Locate and copy each line in the data that contains the word "this".
==============================
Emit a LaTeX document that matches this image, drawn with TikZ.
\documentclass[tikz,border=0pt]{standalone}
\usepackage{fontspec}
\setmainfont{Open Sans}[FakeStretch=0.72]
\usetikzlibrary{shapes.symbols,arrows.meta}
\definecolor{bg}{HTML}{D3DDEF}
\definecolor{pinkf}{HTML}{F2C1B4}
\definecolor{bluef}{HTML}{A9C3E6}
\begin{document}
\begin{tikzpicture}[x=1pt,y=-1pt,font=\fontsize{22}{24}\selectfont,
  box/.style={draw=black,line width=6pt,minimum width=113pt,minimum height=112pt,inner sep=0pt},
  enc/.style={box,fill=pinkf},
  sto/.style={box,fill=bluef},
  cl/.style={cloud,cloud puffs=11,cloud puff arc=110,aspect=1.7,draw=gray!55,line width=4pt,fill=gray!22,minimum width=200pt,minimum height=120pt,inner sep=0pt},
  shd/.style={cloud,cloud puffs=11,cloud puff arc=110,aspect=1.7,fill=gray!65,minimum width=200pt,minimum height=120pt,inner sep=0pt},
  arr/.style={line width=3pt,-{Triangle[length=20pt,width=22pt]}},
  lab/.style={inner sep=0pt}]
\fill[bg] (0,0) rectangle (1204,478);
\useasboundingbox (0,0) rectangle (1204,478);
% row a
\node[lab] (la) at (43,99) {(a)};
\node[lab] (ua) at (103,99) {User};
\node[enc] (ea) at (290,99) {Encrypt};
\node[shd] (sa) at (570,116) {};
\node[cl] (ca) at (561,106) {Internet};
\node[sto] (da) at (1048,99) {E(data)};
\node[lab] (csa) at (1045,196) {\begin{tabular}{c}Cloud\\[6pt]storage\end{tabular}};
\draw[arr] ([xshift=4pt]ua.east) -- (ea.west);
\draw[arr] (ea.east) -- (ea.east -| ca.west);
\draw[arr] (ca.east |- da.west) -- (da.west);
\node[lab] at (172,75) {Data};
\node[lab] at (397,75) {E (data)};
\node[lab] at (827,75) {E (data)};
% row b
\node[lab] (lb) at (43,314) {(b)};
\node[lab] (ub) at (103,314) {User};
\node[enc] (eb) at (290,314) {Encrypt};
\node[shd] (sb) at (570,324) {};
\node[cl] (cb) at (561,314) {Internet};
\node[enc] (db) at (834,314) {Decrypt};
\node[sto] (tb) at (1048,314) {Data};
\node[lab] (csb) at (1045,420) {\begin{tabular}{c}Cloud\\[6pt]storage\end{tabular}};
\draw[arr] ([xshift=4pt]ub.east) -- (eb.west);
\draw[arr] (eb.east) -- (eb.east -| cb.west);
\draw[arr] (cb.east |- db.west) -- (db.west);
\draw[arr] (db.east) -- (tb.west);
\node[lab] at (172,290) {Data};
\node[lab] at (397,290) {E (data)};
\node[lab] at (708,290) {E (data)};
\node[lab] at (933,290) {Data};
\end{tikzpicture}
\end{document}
==============================
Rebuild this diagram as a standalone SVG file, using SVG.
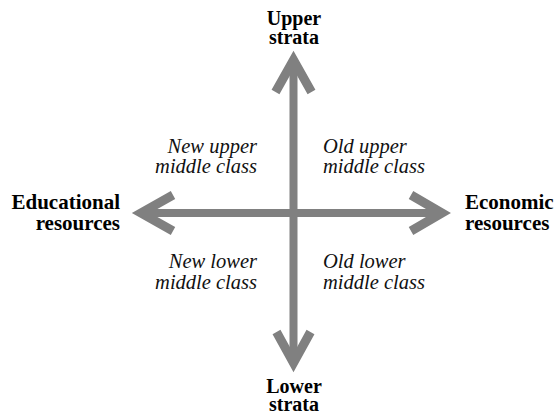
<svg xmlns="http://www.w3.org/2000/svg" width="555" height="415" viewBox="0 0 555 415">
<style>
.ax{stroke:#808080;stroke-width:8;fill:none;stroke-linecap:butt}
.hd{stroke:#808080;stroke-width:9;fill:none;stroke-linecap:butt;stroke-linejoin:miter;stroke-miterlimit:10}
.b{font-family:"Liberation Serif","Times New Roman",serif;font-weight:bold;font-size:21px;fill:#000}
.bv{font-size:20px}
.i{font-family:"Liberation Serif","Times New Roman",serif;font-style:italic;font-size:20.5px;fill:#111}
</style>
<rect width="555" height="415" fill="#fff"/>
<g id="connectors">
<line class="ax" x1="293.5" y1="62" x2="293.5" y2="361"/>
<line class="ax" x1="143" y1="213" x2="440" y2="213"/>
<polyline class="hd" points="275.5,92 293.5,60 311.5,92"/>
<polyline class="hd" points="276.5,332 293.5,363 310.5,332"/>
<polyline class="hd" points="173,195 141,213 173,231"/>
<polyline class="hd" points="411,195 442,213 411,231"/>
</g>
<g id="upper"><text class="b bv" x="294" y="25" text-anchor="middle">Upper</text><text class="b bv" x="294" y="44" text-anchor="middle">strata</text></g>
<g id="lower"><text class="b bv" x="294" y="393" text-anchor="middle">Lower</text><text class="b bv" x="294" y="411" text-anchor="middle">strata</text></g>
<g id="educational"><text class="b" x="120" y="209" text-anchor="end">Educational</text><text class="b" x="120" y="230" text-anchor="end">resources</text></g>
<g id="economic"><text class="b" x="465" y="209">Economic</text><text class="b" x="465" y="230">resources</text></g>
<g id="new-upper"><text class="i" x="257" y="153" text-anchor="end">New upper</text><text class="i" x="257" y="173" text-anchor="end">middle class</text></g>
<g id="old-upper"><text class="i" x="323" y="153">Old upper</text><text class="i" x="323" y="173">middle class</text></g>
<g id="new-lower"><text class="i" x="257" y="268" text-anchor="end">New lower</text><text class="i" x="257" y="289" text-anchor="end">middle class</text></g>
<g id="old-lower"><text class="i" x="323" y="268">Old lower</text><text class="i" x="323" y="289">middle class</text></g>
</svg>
==============================
- _FULL RESPONSE_
Emit a LaTeX document that matches this image, drawn with TikZ.
Rebuild this diagram as a standalone SVG file, using SVG.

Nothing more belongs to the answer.